__What the task asks__
Include the line containing "0.4, 0.3, 0.2]" and all lines before it, repeated exactly from the listing below, without pictures.

__Given material__
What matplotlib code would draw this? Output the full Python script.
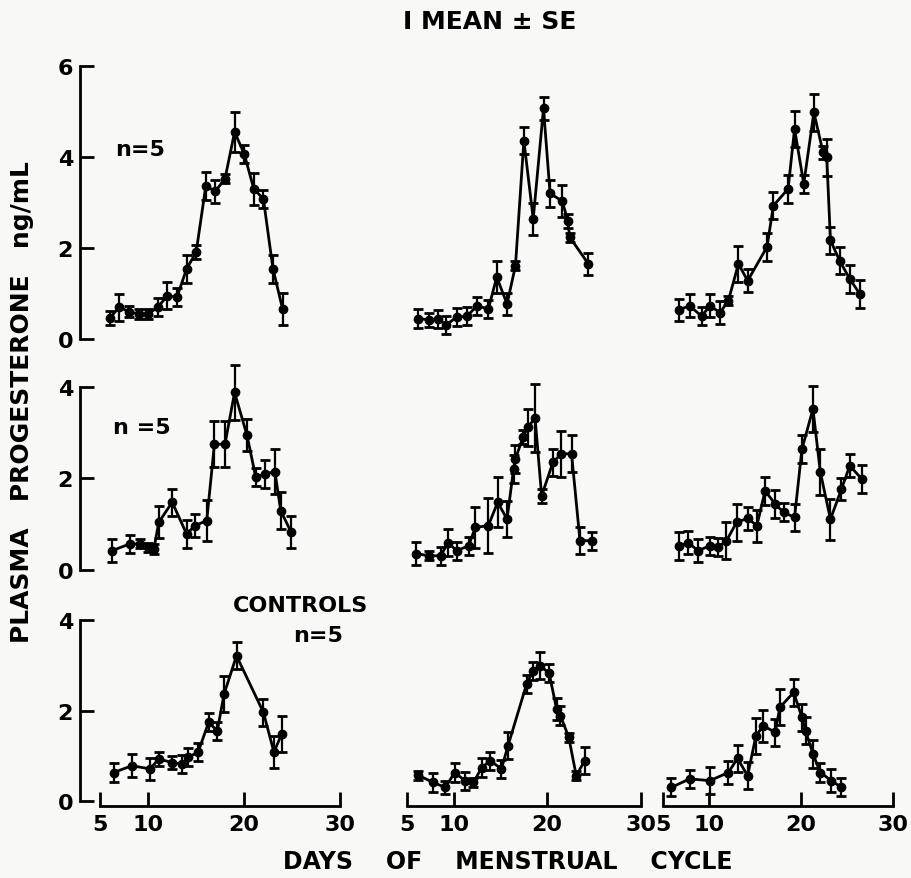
import matplotlib
matplotlib.use('Agg')
import matplotlib.pyplot as plt
from matplotlib import rc

# group A, top row (progesterone, ng/mL)
days_a1 = [6, 7, 8, 9, 10, 11, 12, 13, 14, 15, 16, 17, 18, 19, 20, 21, 22, 23, 24]
mean_a1 = [0.46, 0.70, 0.60, 0.55, 0.55, 0.70, 0.95, 0.92, 1.54, 1.91, 3.36, 3.25, 3.52, 4.55, 4.07, 3.30, 3.08, 1.54, 0.66]
se_a1 = [0.15, 0.3, 0.12, 0.1, 0.12, 0.2, 0.3, 0.2, 0.3, 0.15, 0.3, 0.25, 0.1, 0.45, 0.2, 0.35, 0.2, 0.3, 0.35]

days_a2 = [6.2, 7.4, 8.3, 9.2, 10.3, 11.4, 12.5, 13.7, 14.6, 15.7, 16.6, 17.5, 18.5, 19.6, 20.3, 21.6, 22.2, 22.4, 24.4]
mean_a2 = [0.45, 0.42, 0.44, 0.31, 0.48, 0.50, 0.73, 0.66, 1.36, 0.77, 1.61, 4.36, 2.64, 5.07, 3.20, 3.03, 2.60, 2.24, 1.65]
se_a2 = [0.2, 0.15, 0.2, 0.2, 0.2, 0.2, 0.2, 0.2, 0.35, 0.25, 0.1, 0.3, 0.35, 0.25, 0.3, 0.35, 0.15, 0.1, 0.25]

days_a3 = [6.7, 7.9, 9.2, 10.1, 11.2, 12.1, 13.2, 14.2, 16.3, 17.0, 18.6, 19.3, 20.3, 21.4, 22.4, 22.8, 23.2, 24.2, 25.3, 26.4]
mean_a3 = [0.64, 0.73, 0.50, 0.73, 0.58, 0.84, 1.65, 1.28, 2.02, 2.93, 3.30, 4.62, 3.41, 4.98, 4.10, 3.99, 2.17, 1.72, 1.32, 0.99]
se_a3 = [0.25, 0.25, 0.2, 0.25, 0.25, 0.1, 0.4, 0.25, 0.3, 0.3, 0.3, 0.4, 0.2, 0.4, 0.15, 0.4, 0.3, 0.3, 0.3, 0.3]

# group B, middle row
days_b1 = [6.2, 8.1, 9.2, 10.0, 10.6, 11.1, 12.5, 14.0, 14.9, 16.1, 16.9, 18.0, 19.0, 20.3, 21.2, 22.2, 23.2, 23.8, 24.9]
mean_b1 = [0.42, 0.57, 0.57, 0.50, 0.46, 1.04, 1.48, 0.79, 0.97, 1.08, 2.75, 2.75, 3.88, 2.94, 2.03, 2.10, 2.15, 1.30, 0.82]
se_b1 = [0.25, 0.2, 0.1, 0.1, 0.1, 0.35, 0.3, 0.3, 0.25, 0.45, 0.5, 0.5, 0.6, 0.35, 0.2, 0.3, 0.5, 0.4, 0.35]

days_b2 = [6.0, 7.3, 8.6, 9.4, 10.3, 11.6, 12.3, 13.7, 14.7, 15.7, 16.4, 16.6, 17.4, 17.9, 18.7, 19.4, 20.6, 21.5, 22.6, 23.5, 24.75]
mean_b2 = [0.36, 0.31, 0.31, 0.60, 0.42, 0.53, 0.93, 0.97, 1.48, 1.11, 2.21, 2.43, 2.90, 3.12, 3.32, 1.62, 2.35, 2.54, 2.54, 0.64, 0.64]
se_b2 = [0.25, 0.1, 0.2, 0.3, 0.2, 0.2, 0.45, 0.6, 0.55, 0.4, 0.3, 0.3, 0.15, 0.4, 0.75, 0.15, 0.3, 0.5, 0.4, 0.3, 0.2]

days_b3 = [6.7, 7.75, 8.8, 10.1, 11.0, 11.9, 13.0, 14.2, 15.2, 16.1, 17.2, 18.1, 19.3, 20.1, 21.3, 22.1, 23.2, 24.4, 25.3, 26.6]
mean_b3 = [0.52, 0.60, 0.42, 0.53, 0.50, 0.64, 1.04, 1.13, 0.97, 1.73, 1.44, 1.26, 1.15, 2.64, 3.52, 2.14, 1.11, 1.77, 2.28, 1.99]
se_b3 = [0.3, 0.25, 0.25, 0.2, 0.2, 0.4, 0.4, 0.25, 0.35, 0.3, 0.3, 0.2, 0.3, 0.3, 0.5, 0.5, 0.45, 0.25, 0.25, 0.3]

# controls, bottom row
days_c1 = [6.4, 8.3, 10.2, 11.1, 12.5, 13.5, 14.2, 15.2, 16.3, 17.2, 17.9, 19.2, 22.0, 23.1, 23.9]
mean_c1 = [0.63, 0.78, 0.71, 0.93, 0.85, 0.82, 0.97, 1.08, 1.74, 1.55, 2.36, 3.21, 1.96, 1.08, 1.48]
se_c1 = [0.2, 0.25, 0.25, 0.15, 0.15, 0.2, 0.2, 0.2, 0.2, 0.2, 0.4, 0.3, 0.3, 0.35, 0.4]

days_c2 = [6.2, 7.8, 9.1, 10.1, 11.2, 12.1, 13.0, 13.9, 15.1, 15.8, 17.8, 18.5, 19.2, 20.2, 21.0, 21.4, 22.3, 23.1, 24.0]
mean_c2 = [0.57, 0.41, 0.30, 0.63, 0.45, 0.41, 0.74, 0.89, 0.71, 1.22, 2.59, 2.88, 2.99, 2.83, 2.03, 1.89, 1.41, 0.56, 0.89]
se_c2 = [0.1, 0.2, 0.15, 0.2, 0.2, 0.1, 0.2, 0.2, 0.2, 0.3, 0.2, 0.2, 0.3, 0.2, 0.25, 0.2, 0.1, 0.1, 0.3]

days_c3 = [5.9, 7.9, 10.1, 12.1, 13.1, 14.2, 15.1, 15.9, 17.2, 17.7, 19.2, 20.1, 20.5, 21.3, 22.1, 23.3, 24.4]
mean_c3 = [0.30, 0.49, 0.45, 0.63, 0.94, 0.56, 1.44, 1.66, 1.52, 2.07, 2.40, 1.85, 1.55, 1.04, 0.63, 0.45, 0.30]
se_c3 = [0.2, 0.2, 0.3, 0.25, 0.3, 0.3, 0.4, 0.35, 0.3, 0.4, 0.3, 0.3, 0.3, 0.3, 0.2, 0.25, 0.2]

x_ticks = [5, 10, 20, 30]

W, H = 912, 879


def rect(left, top, width, height):
    # pixel box -> figure fraction
    return [left / W, 1 - (top + height) / H, width / W, height / H]


def fig_text(fig, x, y, s, **kw):
    fig.text(x / W, 1 - y / H, s, **kw)


def draw_panel(fig, box, xlim, ylim, days, mean, se, yticks=None, xaxis=False):
    ax = fig.add_axes(rect(*box))
    ax.set_facecolor('none')
    ax.errorbar(days, mean, yerr=se, color='black', lw=2, marker='o', ms=6,
                elinewidth=1.6, capsize=3.5, capthick=2)
    ax.set_xlim(*xlim)
    ax.set_ylim(*ylim)
    for side in ('top', 'right', 'left', 'bottom'):
        ax.spines[side].set_visible(False)
    ax.set_xticks([])
    ax.set_yticks([])
    if yticks is not None:
        ax.spines['left'].set_visible(True)
        ax.spines['left'].set_linewidth(2)
        ax.spines['left'].set_bounds(0, yticks[-1])
        ax.set_yticks(yticks)
        ax.tick_params(axis='y', direction='in', length=10, width=2, pad=5, labelsize=16)
    if xaxis:
        ax.spines['bottom'].set_visible(True)
        ax.spines['bottom'].set_linewidth(2)
        ax.spines['bottom'].set_bounds(5, 30)
        ax.set_xticks(x_ticks)
        ax.tick_params(axis='x', direction='in', length=10, width=2, pad=6, labelsize=16)
    return ax


if __name__ == '__main__':
    rc('font', family='DejaVu Sans', weight='bold')

    fig = plt.figure(figsize=(W / 100, H / 100), dpi=100)
    fig.patch.set_facecolor('#f8f8f6')

    # column boxes: (left px, width px, xlim)
    cols = [(80, 269.8, (2.9, 31)), (397.65, 252.45, (4, 31)), (653.8, 248.4, (4, 31))]
    # rows: (top px, height px, ylim)
    rows = [(53.35, 291.2, (-0.1, 6.3)), (360.55, 215.0, (-0.1, 4.6)), (616.5, 190.5, (-0.11, 4.1))]

    data = [
        [(days_a1, mean_a1, se_a1), (days_a2, mean_a2, se_a2), (days_a3, mean_a3, se_a3)],
        [(days_b1, mean_b1, se_b1), (days_b2, mean_b2, se_b2), (days_b3, mean_b3, se_b3)],
        [(days_c1, mean_c1, se_c1), (days_c2, mean_c2, se_c2), (days_c3, mean_c3, se_c3)],
    ]
    row_ticks = [[0, 2, 4, 6], [0, 2, 4], [0, 2, 4]]

    for r, (top, h, ylim) in enumerate(rows):
        for c, (left, w, xlim) in enumerate(cols):
            d, m, s = data[r][c]
            draw_panel(fig, (left, top, w, h), xlim, ylim, d, m, s,
                       yticks=row_ticks[r] if c == 0 else None,
                       xaxis=(r == 2))

    # labels
    fig_text(fig, 490, 22, 'I MEAN \u00b1 SE', ha='center', va='center', fontsize=18)
    fig_text(fig, 140, 150, 'n=5', ha='center', va='center', fontsize=16)
    fig_text(fig, 142, 428, 'n =5', ha='center', va='center', fontsize=16)
    fig_text(fig, 300, 606, 'CONTROLS', ha='center', va='center', fontsize=16)
    fig_text(fig, 318, 636, 'n=5', ha='center', va='center', fontsize=16)
    fig_text(fig, 22, 402, 'PLASMA   PROGESTERONE   ng/mL', ha='center', va='center',
             rotation=90, fontsize=18)
    fig_text(fig, 508, 862, 'DAYS    OF    MENSTRUAL    CYCLE', ha='center', va='center',
             fontsize=17)

    fig.savefig('out.png', dpi=100, facecolor=fig.get_facecolor())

__Result__
What matplotlib code would draw this? Output the full Python script.
import matplotlib
matplotlib.use('Agg')
import matplotlib.pyplot as plt
from matplotlib import rc

# group A, top row (progesterone, ng/mL)
days_a1 = [6, 7, 8, 9, 10, 11, 12, 13, 14, 15, 16, 17, 18, 19, 20, 21, 22, 23, 24]
mean_a1 = [0.46, 0.70, 0.60, 0.55, 0.55, 0.70, 0.95, 0.92, 1.54, 1.91, 3.36, 3.25, 3.52, 4.55, 4.07, 3.30, 3.08, 1.54, 0.66]
se_a1 = [0.15, 0.3, 0.12, 0.1, 0.12, 0.2, 0.3, 0.2, 0.3, 0.15, 0.3, 0.25, 0.1, 0.45, 0.2, 0.35, 0.2, 0.3, 0.35]

days_a2 = [6.2, 7.4, 8.3, 9.2, 10.3, 11.4, 12.5, 13.7, 14.6, 15.7, 16.6, 17.5, 18.5, 19.6, 20.3, 21.6, 22.2, 22.4, 24.4]
mean_a2 = [0.45, 0.42, 0.44, 0.31, 0.48, 0.50, 0.73, 0.66, 1.36, 0.77, 1.61, 4.36, 2.64, 5.07, 3.20, 3.03, 2.60, 2.24, 1.65]
se_a2 = [0.2, 0.15, 0.2, 0.2, 0.2, 0.2, 0.2, 0.2, 0.35, 0.25, 0.1, 0.3, 0.35, 0.25, 0.3, 0.35, 0.15, 0.1, 0.25]

days_a3 = [6.7, 7.9, 9.2, 10.1, 11.2, 12.1, 13.2, 14.2, 16.3, 17.0, 18.6, 19.3, 20.3, 21.4, 22.4, 22.8, 23.2, 24.2, 25.3, 26.4]
mean_a3 = [0.64, 0.73, 0.50, 0.73, 0.58, 0.84, 1.65, 1.28, 2.02, 2.93, 3.30, 4.62, 3.41, 4.98, 4.10, 3.99, 2.17, 1.72, 1.32, 0.99]
se_a3 = [0.25, 0.25, 0.2, 0.25, 0.25, 0.1, 0.4, 0.25, 0.3, 0.3, 0.3, 0.4, 0.2, 0.4, 0.15, 0.4, 0.3, 0.3, 0.3, 0.3]

# group B, middle row
days_b1 = [6.2, 8.1, 9.2, 10.0, 10.6, 11.1, 12.5, 14.0, 14.9, 16.1, 16.9, 18.0, 19.0, 20.3, 21.2, 22.2, 23.2, 23.8, 24.9]
mean_b1 = [0.42, 0.57, 0.57, 0.50, 0.46, 1.04, 1.48, 0.79, 0.97, 1.08, 2.75, 2.75, 3.88, 2.94, 2.03, 2.10, 2.15, 1.30, 0.82]
se_b1 = [0.25, 0.2, 0.1, 0.1, 0.1, 0.35, 0.3, 0.3, 0.25, 0.45, 0.5, 0.5, 0.6, 0.35, 0.2, 0.3, 0.5, 0.4, 0.35]

days_b2 = [6.0, 7.3, 8.6, 9.4, 10.3, 11.6, 12.3, 13.7, 14.7, 15.7, 16.4, 16.6, 17.4, 17.9, 18.7, 19.4, 20.6, 21.5, 22.6, 23.5, 24.75]
mean_b2 = [0.36, 0.31, 0.31, 0.60, 0.42, 0.53, 0.93, 0.97, 1.48, 1.11, 2.21, 2.43, 2.90, 3.12, 3.32, 1.62, 2.35, 2.54, 2.54, 0.64, 0.64]
se_b2 = [0.25, 0.1, 0.2, 0.3, 0.2, 0.2, 0.45, 0.6, 0.55, 0.4, 0.3, 0.3, 0.15, 0.4, 0.75, 0.15, 0.3, 0.5, 0.4, 0.3, 0.2]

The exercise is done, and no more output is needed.